### Extracted information
-------------------------

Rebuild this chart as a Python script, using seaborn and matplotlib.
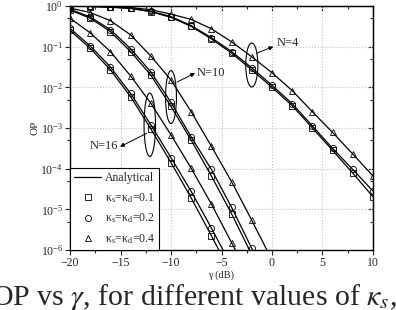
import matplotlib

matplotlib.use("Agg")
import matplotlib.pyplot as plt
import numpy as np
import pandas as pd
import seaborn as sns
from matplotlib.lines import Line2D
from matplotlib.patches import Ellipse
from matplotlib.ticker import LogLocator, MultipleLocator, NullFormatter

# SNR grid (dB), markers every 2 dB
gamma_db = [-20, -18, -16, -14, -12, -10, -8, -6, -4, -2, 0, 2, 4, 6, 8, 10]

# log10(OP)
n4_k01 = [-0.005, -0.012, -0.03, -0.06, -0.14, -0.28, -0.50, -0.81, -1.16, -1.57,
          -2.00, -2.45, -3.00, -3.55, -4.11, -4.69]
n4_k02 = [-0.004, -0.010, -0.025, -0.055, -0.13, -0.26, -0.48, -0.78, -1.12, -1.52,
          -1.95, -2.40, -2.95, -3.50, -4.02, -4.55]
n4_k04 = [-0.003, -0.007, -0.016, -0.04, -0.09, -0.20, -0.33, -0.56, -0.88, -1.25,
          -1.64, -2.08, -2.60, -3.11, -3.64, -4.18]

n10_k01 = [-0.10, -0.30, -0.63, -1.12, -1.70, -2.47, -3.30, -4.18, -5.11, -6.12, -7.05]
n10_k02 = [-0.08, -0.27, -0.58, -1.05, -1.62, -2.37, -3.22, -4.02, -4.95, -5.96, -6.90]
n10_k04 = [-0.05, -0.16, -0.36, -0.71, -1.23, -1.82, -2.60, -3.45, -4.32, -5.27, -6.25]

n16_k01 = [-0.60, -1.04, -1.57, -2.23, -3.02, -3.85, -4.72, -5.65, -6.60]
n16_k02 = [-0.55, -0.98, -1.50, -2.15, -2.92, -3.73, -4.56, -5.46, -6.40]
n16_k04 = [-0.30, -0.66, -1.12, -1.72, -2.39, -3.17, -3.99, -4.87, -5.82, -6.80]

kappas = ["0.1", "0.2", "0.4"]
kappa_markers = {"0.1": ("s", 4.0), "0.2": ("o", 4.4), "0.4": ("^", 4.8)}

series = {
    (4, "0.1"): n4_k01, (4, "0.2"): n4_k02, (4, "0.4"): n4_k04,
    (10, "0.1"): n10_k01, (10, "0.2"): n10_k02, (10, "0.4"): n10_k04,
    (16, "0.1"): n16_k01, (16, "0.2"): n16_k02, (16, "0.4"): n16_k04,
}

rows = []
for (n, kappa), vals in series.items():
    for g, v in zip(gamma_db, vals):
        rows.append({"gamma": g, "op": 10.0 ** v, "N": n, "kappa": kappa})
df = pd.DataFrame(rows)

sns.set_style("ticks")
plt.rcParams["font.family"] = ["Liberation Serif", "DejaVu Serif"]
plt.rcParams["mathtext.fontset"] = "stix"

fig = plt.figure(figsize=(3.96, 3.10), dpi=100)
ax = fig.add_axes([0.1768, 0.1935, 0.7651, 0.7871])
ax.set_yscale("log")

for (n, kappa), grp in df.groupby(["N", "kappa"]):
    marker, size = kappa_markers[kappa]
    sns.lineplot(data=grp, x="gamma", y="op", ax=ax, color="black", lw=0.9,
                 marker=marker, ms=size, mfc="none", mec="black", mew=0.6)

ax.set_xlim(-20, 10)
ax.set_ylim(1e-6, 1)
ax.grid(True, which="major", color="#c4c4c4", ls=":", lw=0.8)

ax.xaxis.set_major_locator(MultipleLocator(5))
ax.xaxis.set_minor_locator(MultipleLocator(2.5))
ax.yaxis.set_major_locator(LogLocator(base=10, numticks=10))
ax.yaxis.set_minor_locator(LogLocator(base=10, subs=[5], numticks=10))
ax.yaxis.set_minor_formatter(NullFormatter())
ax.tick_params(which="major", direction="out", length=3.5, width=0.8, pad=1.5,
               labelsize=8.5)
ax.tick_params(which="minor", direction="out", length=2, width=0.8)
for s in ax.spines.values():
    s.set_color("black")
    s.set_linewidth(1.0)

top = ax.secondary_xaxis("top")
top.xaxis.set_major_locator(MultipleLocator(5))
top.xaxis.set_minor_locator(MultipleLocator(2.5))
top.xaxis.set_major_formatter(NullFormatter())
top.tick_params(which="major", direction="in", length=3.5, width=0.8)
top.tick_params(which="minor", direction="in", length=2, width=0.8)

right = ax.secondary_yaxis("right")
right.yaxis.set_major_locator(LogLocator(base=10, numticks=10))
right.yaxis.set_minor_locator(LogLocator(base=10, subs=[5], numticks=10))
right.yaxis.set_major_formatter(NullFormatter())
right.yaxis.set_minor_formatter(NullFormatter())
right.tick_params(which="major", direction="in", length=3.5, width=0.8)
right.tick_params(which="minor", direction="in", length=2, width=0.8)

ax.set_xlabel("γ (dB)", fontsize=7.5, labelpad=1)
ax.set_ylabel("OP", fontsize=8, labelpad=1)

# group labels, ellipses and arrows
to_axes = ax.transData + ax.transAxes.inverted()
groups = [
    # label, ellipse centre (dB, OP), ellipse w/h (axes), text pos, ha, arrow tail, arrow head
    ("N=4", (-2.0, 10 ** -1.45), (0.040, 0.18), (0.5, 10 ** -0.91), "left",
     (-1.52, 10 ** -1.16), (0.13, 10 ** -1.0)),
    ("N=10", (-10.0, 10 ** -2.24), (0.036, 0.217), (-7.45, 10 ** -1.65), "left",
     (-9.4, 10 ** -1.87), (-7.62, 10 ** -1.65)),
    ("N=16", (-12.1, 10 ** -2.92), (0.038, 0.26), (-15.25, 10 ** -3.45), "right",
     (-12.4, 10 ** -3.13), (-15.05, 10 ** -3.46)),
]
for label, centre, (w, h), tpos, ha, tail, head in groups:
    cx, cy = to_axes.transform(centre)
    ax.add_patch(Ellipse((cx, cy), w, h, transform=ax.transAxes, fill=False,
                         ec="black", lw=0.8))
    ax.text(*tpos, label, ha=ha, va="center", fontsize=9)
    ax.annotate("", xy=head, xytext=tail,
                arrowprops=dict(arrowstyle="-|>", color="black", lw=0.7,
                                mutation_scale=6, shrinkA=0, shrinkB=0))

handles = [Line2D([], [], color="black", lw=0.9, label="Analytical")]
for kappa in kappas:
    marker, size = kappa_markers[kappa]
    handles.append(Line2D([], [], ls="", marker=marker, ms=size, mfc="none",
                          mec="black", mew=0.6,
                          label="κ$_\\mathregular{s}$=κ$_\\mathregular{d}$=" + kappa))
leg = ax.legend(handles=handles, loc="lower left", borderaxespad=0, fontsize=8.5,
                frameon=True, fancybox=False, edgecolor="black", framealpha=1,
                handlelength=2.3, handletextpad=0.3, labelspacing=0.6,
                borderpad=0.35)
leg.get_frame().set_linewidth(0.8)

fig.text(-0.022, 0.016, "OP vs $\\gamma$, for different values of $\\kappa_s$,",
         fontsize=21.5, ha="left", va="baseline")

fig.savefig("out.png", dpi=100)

-------------------------

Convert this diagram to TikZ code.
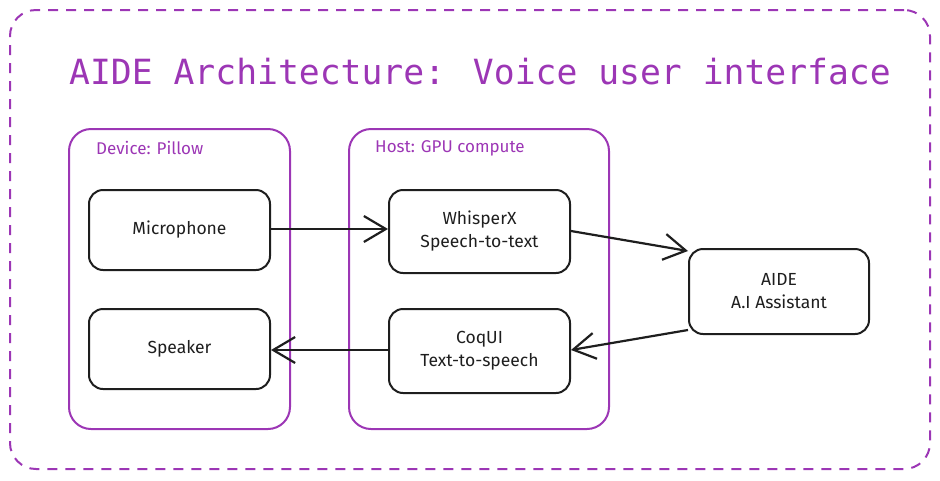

-------------------------

### Work instructions
Determine the number of lines in the data that contain "matplotlib" as a word or string, and state only that number.

### Correct answer
7